Villagers : Ca parle de craquer, de faire une dépression, de perdre ses sens. C’est un peu de cela dont parle l’album. Quand on tire le tapis sous tes pieds, tout ce qui est au-dessous de toi disparaît subitement. Et je pense que tout le monde passe par de telles étapes dans la vie, moi oui en tout cas. Pour moi cette chanson était un moyen d’en rire, en créant une sorte de comédie. Le personnage passe par tous ces endroits, mais en fait il est tout le temps assis tout nu sur ses toilettes, en train de craquer en faisant « aaaahhhhh ». Il y a certaines choses qui apparaissent comme sa haine de certains aspects de la société. Il dit par exemple « Beelzebub is in our banks » (Belzébuth est dans nos banques, ndlr). J’imagine que j’avais ça en tête parce qu’à ce moment-là on parlait beaucoup de détournement d’argent par les banques et de toutes les choses terribles qu’elles ont fait avec l’argent du contribuable, surtout en Irlande. Tout le monde était très en colère, donc je pense que c’est pour ça que mon personnage dans la chanson est lui aussi fâché. Je pense qu’il essaie de se trouver à nouveau.
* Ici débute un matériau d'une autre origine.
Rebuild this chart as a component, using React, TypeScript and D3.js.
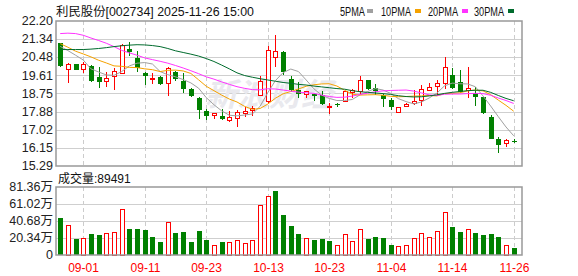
import React from 'react';
import * as d3 from 'd3';

const dates = ['08-27','08-28','08-29','09-01','09-02','09-03','09-04','09-05','09-08','09-09','09-10','09-11','09-12','09-15','09-16','09-17','09-18','09-19','09-22','09-23','09-24','09-25','09-26','09-29','09-30','10-09','10-10','10-13','10-14','10-15','10-16','10-17','10-20','10-21','10-22','10-23','10-24','10-27','10-28','10-29','10-30','10-31','11-03','11-04','11-05','11-06','11-07','11-10','11-11','11-12','11-13','11-14','11-17','11-18','11-19','11-20','11-21','11-24','11-25','11-26'];

const open = [21.16,19.90,20.14,19.90,20.04,19.53,19.33,19.55,19.71,20.85,20.44,19.72,19.44,19.52,19.23,19.77,19.33,18.98,18.53,17.90,17.70,17.66,17.48,17.53,17.80,17.94,18.66,18.36,20.44,20.73,19.44,18.93,18.69,18.72,18.67,18.12,18.23,18.34,18.77,18.85,19.37,19.01,18.66,18.44,17.86,18.13,18.26,18.42,18.90,19.09,19.20,19.63,19.29,18.87,18.77,18.58,17.62,16.58,16.37,16.50];
const high = [21.16,20.19,20.15,20.25,20.11,19.99,19.76,19.95,21.09,21.20,20.76,19.76,19.72,19.56,20.01,19.84,19.72,19.01,18.56,18.02,17.82,18.02,17.89,17.94,18.08,18.15,19.56,21.03,21.55,20.76,19.56,19.28,18.88,18.77,18.85,18.29,18.28,18.84,18.98,19.56,19.38,19.20,18.72,18.53,18.11,18.29,18.93,19.17,19.25,19.41,20.47,19.96,19.87,20.01,19.06,18.58,17.70,16.69,16.56,16.58];
const low = [20.03,19.26,19.87,19.74,19.28,19.02,19.07,18.93,19.69,20.52,19.77,19.17,19.20,19.17,18.64,19.33,18.77,18.58,17.55,17.47,17.55,17.50,17.37,17.16,17.64,17.67,18.64,18.31,20.00,19.64,18.82,18.53,18.53,18.40,18.18,17.78,18.12,18.32,18.53,18.69,18.91,18.66,18.09,17.97,17.85,18.12,18.21,18.13,18.85,18.69,18.98,18.98,18.77,18.53,18.15,17.78,16.58,15.92,16.21,16.38];
const close = [20.07,20.14,19.88,20.14,19.36,19.31,19.44,19.80,21.03,20.71,19.96,19.60,19.47,19.22,19.95,19.45,18.98,18.64,17.97,17.69,17.78,17.51,17.58,17.85,17.87,18.04,19.33,20.80,20.76,19.76,18.90,18.72,18.82,18.63,18.26,18.13,18.19,18.82,18.88,19.37,18.95,18.88,18.48,18.09,18.10,18.23,18.37,18.93,19.02,19.23,19.99,19.01,18.82,18.96,18.56,17.82,16.59,16.29,16.51,16.42];

// volume in 手
const volume = [445000,357000,195000,202000,250000,238000,258000,274000,548000,310000,310000,298000,214000,155000,389000,262000,274000,155000,286000,179000,115000,155000,151000,175000,139000,175000,596000,703000,762000,476000,345000,250000,202000,179000,191000,167000,119000,246000,167000,310000,191000,214000,202000,119000,107000,119000,202000,258000,214000,286000,508000,333000,274000,310000,262000,238000,250000,214000,119000,89491];

const ma5 = [20.99,20.79,20.57,20.34,19.92,19.77,19.63,19.61,19.79,20.06,20.19,20.22,20.15,19.79,19.64,19.54,19.41,19.25,19.00,18.55,18.21,17.92,17.71,17.68,17.72,17.77,18.13,18.78,19.36,19.74,19.91,19.79,19.39,18.97,18.67,18.51,18.41,18.41,18.46,18.68,18.84,18.98,18.91,18.75,18.50,18.36,18.25,18.34,18.53,18.76,19.11,19.24,19.21,19.20,19.07,18.63,18.15,17.64,17.15,16.73];
const ma10 = [21.12,20.95,20.76,20.63,20.49,20.33,20.20,20.06,20.04,19.99,19.98,19.92,19.88,19.79,19.85,19.86,19.82,19.70,19.40,19.09,18.88,18.67,18.48,18.34,18.13,17.99,18.03,18.24,18.52,18.73,18.84,18.96,19.09,19.16,19.20,19.21,19.10,18.90,18.71,18.67,18.68,18.69,18.66,18.61,18.59,18.60,18.62,18.63,18.65,18.63,18.74,18.75,18.78,18.87,18.91,18.87,18.69,18.43,18.18,17.90];
const ma20 = [21.60,21.62,21.60,21.52,21.39,21.27,21.14,20.98,20.80,20.68,20.57,20.44,20.36,20.28,20.19,20.08,19.96,19.83,19.69,19.54,19.43,19.30,19.18,19.07,18.99,18.93,18.92,18.97,18.96,18.91,18.86,18.81,18.78,18.75,18.67,18.60,18.56,18.57,18.62,18.70,18.76,18.83,18.87,18.89,18.90,18.91,18.86,18.77,18.68,18.65,18.71,18.72,18.72,18.74,18.75,18.74,18.66,18.53,18.41,18.27];
const ma30 = [20.84,20.84,20.84,20.84,20.86,20.89,20.93,20.98,21.02,21.05,21.07,21.06,21.03,20.98,20.89,20.78,20.70,20.62,20.53,20.41,20.27,20.10,19.92,19.73,19.60,19.52,19.45,19.39,19.33,19.27,19.23,19.18,19.15,19.10,19.06,19.02,18.98,18.95,18.88,18.83,18.80,18.77,18.74,18.70,18.64,18.60,18.58,18.59,18.63,18.68,18.75,18.80,18.84,18.88,18.90,18.90,18.80,18.65,18.51,18.40];

const priceTicks = [22.20,21.34,20.48,19.61,18.75,17.88,17.02,16.15,15.29];
const volTicks = [813600,610200,406800,203400,0];
const xTickDates = ['09-01','09-11','09-23','10-13','10-23','11-04','11-14','11-26'];

const maNames = ['5PMA','10PMA','20PMA','30PMA'];
const maColors = ['#a0a0a0','#f5a200','#ff33ff','#006b2d'];

const RED = '#ff0000';
const GREEN = '#008000';

export default function App() {
  const W = 578, H = 276;
  const L = 56, R = 522;
  const pTop = 21, pBot = 166;
  const vTop = 187, vBot = 255;

  const x = d3.scalePoint<string>().domain(dates).range([60.2, 513.7]);
  const y = d3.scaleLinear().domain([15.29, 22.20]).range([pBot, pTop]);
  const yv = d3.scaleLinear().domain([0, 813600]).range([vBot, vTop]);

  const cx = (i: number) => Math.round(x(dates[i]) as number) + 0.5;

  const lineGen = (arr: number[]) =>
    d3.line<number>().x((_, i) => x(dates[i]) as number).y(d => y(d))(arr) as string;

  const mas = [ma5, ma10, ma20, ma30];
  const font = '"Liberation Sans", Arial, "Noto Sans CJK SC", sans-serif';
  const legendX = [340, 381, 428, 474];
  const legendW = [25, 30, 30, 30];
  const legendSq = [367, 415, 462, 508];

  return (
    <svg width={W} height={H} style={{ position: 'fixed', left: 0, top: 0, background: '#fff' }} fontFamily={font}>
      <rect x={0} y={0} width={W} height={H} fill="#fff" />
      {/* title */}
      <text x={56} y={16} fontSize={12} fill="#111" textLength={198} lengthAdjust="spacingAndGlyphs">利民股份[002734] 2025-11-26 15:00</text>
      {maNames.map((n, k) => (
        <g key={n}>
          <text x={legendX[k]} y={16} fontSize={12} fill="#111" textLength={legendW[k]} lengthAdjust="spacingAndGlyphs">{n}</text>
          <rect x={legendSq[k]} y={9} width={6} height={4} fill={maColors[k]} />
        </g>
      ))}

      {/* price grid */}
      {priceTicks.map((t, k) => (
        <g key={'p' + k}>
          {k > 0 && k < priceTicks.length - 1 && (
            <line x1={L} x2={R} y1={Math.round(y(t)) + 0.5} y2={Math.round(y(t)) + 0.5} stroke="#cfcfcf" />
          )}
          <text x={53} y={y(t)} dy="0.35em" textAnchor="end" fontSize={12.5} fill="#222">{t.toFixed(2)}</text>
        </g>
      ))}
      {xTickDates.map(d => {
        const xx = Math.round(x(d) as number) + 0.5;
        return (
          <g key={'x' + d}>
            <line x1={xx} x2={xx} y1={pTop} y2={pBot} stroke="#cccccc" strokeDasharray="4,3" />
            <line x1={xx} x2={xx} y1={vTop} y2={vBot} stroke="#cccccc" strokeDasharray="4,3" />
            <text x={xx} y={272} textAnchor="middle" fontSize={12} fill={RED}>{d}</text>
          </g>
        );
      })}

      {/* watermark */}
      <text x={205} y={106} fontSize={32} fontWeight="bold" fontStyle="italic" fill="#e9e9ee" fontFamily='"Noto Sans CJK SC", sans-serif'>新浪财经</text>

      {/* candles */}
      {dates.map((d, i) => {
        const up = close[i] >= open[i];
        const c = up ? RED : GREEN;
        const xc = cx(i);
        const yT = y(Math.max(open[i], close[i]));
        const yB = y(Math.min(open[i], close[i]));
        const h = Math.max(1, yB - yT);
        return (
          <g key={'c' + i} shapeRendering="crispEdges">
            {up ? (
              <>
                <line x1={xc} x2={xc} y1={y(high[i])} y2={yT} stroke={c} />
                <line x1={xc} x2={xc} y1={yB} y2={y(low[i])} stroke={c} />
                <rect x={xc - 2} y={yT} width={4} height={h} fill="#fff" stroke={c} />
              </>
            ) : (
              <>
                <line x1={xc} x2={xc} y1={y(high[i])} y2={y(low[i])} stroke={c} />
                <rect x={xc - 2.5} y={yT} width={5} height={h} fill={c} />
              </>
            )}
          </g>
        );
      })}

      {/* moving averages */}
      {mas.map((arr, k) => (
        <path key={'ma' + k} d={lineGen(arr)} fill="none" stroke={maColors[k]} strokeWidth={1} />
      ))}

      {/* price border */}
      <rect x={L} y={pTop} width={R - L} height={pBot - pTop} fill="none" stroke="#999" strokeWidth={1.5} />

      {/* volume panel */}
      <text x={58} y={183} fontSize={12} fill="#111">成交量:{volume[volume.length - 1]}</text>
      {volTicks.map((t, k) => (
        <g key={'v' + k}>
          {k > 0 && k < volTicks.length - 1 && (
            <line x1={L} x2={R} y1={Math.round(yv(t)) + 0.5} y2={Math.round(yv(t)) + 0.5} stroke="#cfcfcf" />
          )}
          <text x={53} y={yv(t)} dy="0.35em" textAnchor="end" fontSize={12.5} fill="#222">
            {t === 0 ? '0' : (t / 10000).toFixed(2) + '万'}
          </text>
        </g>
      ))}
      {dates.map((d, i) => {
        const prev = i === 0 ? open[0] : close[i - 1];
        const up = close[i] >= prev;
        const c = up ? RED : GREEN;
        const xc = cx(i);
        const yT = yv(volume[i]);
        return up ? (
          <rect key={'vb' + i} x={xc - 2} y={yT} width={4} height={vBot - yT} fill="#fff" stroke={c} shapeRendering="crispEdges" />
        ) : (
          <rect key={'vb' + i} x={xc - 2.5} y={yT} width={5} height={vBot - yT} fill={c} shapeRendering="crispEdges" />
        );
      })}
      <rect x={L} y={vTop} width={R - L} height={vBot - vTop} fill="none" stroke="#999" strokeWidth={1.5} />
    </svg>
  );
}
‘The Waves’ est une chanson que tu as écrite en réaction au tsunami, peux-tu m’en parler?
Villagers : Je me rappelle que je voyais les images du tsunami à la télé et elles sont restées dans ma tête parce qu’elles étaient si horribles. J’étais à la moitié de l’écriture d’une chanson et tout cela a commencé à ressortir dedans. Mais c’est devenu plus positif, je crois que j’essayais d’en faire quelque chose de plus métaphysique, comme les vagues qui te nettoient et qui effacent un peu tout ce que tu as en toi, comme pour te purifier. Mais tout cela vient de scènes très sombres. Quand tu vois de telles images tu te rends compte combien nous sommes minuscules. Tu vois les gens balayés comme des jouets et tu te dis, « oh, c’est dingue! ». Pour moi la seule chose positive que l’on puisse en tirer c’est que ça rend plus humble et permet de se rendre compte de ce qui est vraiment important, afin de faire de nous des individus plus pacifiques.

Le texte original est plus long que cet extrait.